Washington’s Accounts in the Middle East

Egyptian-U.S. relations have seen unprecedented ups and downs during the last two years. There is no doubt that many hoped that Secretary of State John Kerry’s latest visit would make things return to normal, even though it’s likely that it does not represent a general consensus within the U.S. Congress and administration.

There are still some doubtful voices that are not optimistic about the situation in Egypt, and they do not want to see a new rapprochement between the two countries that does not completely serve American interests. These voices question Egypt’s actual value in the region in light of volatile circumstances that are difficult to control. Conversely, Egypt is also not ready to throw itself anew into America’s embrace without first recalculating and seeing to its own interests. Without a doubt, the policy followed by the Foreign Minister Nabil Fahmy — which is an effort to move towards establishing an objective, unbiased and equitable policy towards international powers — shows that Egypt is hoping to establish a more equable and mature policy, not just toward the U.S. but to all powers that concern us and with whom relations are in our economic, political or investment benefit.

However, Kerry’s visit to Cairo has undertones which we must not ignore in our analysis. In short, it appears that the U.S. is re-examining its accounts and looking to safely exit the Middle East and move on to Asia, which was likely from the beginning of Obama’s second term. This new direction is what National Security Adviser Susan Rice has been pushing for, in that she sees rebuilding the U.S. economy as dependent upon the Asian markets and challenging Chinese dominance there, especially in light of the decreased U.S. reliance on Middle East and Gulf oil — even though a shift in the direction of the Asian markets is still impending, if on a smaller level, the U.S. exit from the Middle East is no longer a given. Rather, it appears that its presence has become even more tenacious, in that the current administration is trying to achieve a binary goal: Ending its enmity with Iran and trying to reach an agreement on one hand, and the Palestinian-Israeli agreement on the other. If this administration has the good fortune to make this happen, it would induct Obama into the annals of history.

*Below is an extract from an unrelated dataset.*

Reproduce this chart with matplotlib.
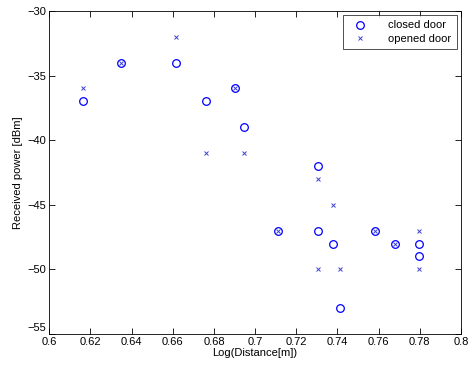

As for reaching an agreement with Iran — which is to be done via easing economic sanctions in exchange for increased transparency and scaling back on the nuclear program — it would appear that this goal was not absent from U.S. diplomacy when it backed down from striking Syria. This was not just in anticipation of Russia and China’s vetoes in the Security Council; the U.S. was also taking into account Iran’s relations with Syria and the consequences of a strike, which were expected to be even graver than what can be currently seen in Iraq. This, along with the fact that the U.S. may support Shiite supremacy over the Sunni movement in the region, has aroused fear and anger in Saudi Arabia and other Gulf nations and Israel, which has completely turned the world upside down, with Netanyahu publicly threatening to wage war on Iran should it come down to defending Israel’s national security. The U.S. found an opportunity for their Iranian initiative that it could not let pass by when it met with President Rouhani.

The question that now comes to mind is what exactly brought Kerry to Cairo in the midst of all these developments in the region? Let me be the first to say that my analysis here, however preliminary, is in my view logical and practical. Egypt can act as a safety valve in this crisis amid Israel’s and Saudi Arabia’s ire with Obama’s new policy, which represents in its entirety a full departure from the unilateralism of his predecessor. On this unilateralism, the U.S. waged the Afghanistan and Iraq wars, completely ignoring the objections raised by the global community. What is absolutely doubtless is that pacifying the Shiite giant and getting hold of its ambitions is in the better interest of the entire region. As for a Palestinian-Israeli agreement, in spite of the current high level of tension, Egypt’s role as a working party is indispensable to balancing this agreement and to readying the region should the agreement be achieved, in the interest of carrying it out logistically. Egypt should engage citizens to actively participate in restructuring its foreign policy, with the clarification that this is not intended to be favoring one power over another. These types of policies are to be adjourned, and shared interests between these powers are to be predominant. I would add to that, that we do not yet know the extent of the fundamental changes we are seeing, but that it is inevitable the region will be redivided along different lines than the Sykes-Picot Agreements, and it is in the U.S. and Russia’s interests to have a dominant role in that.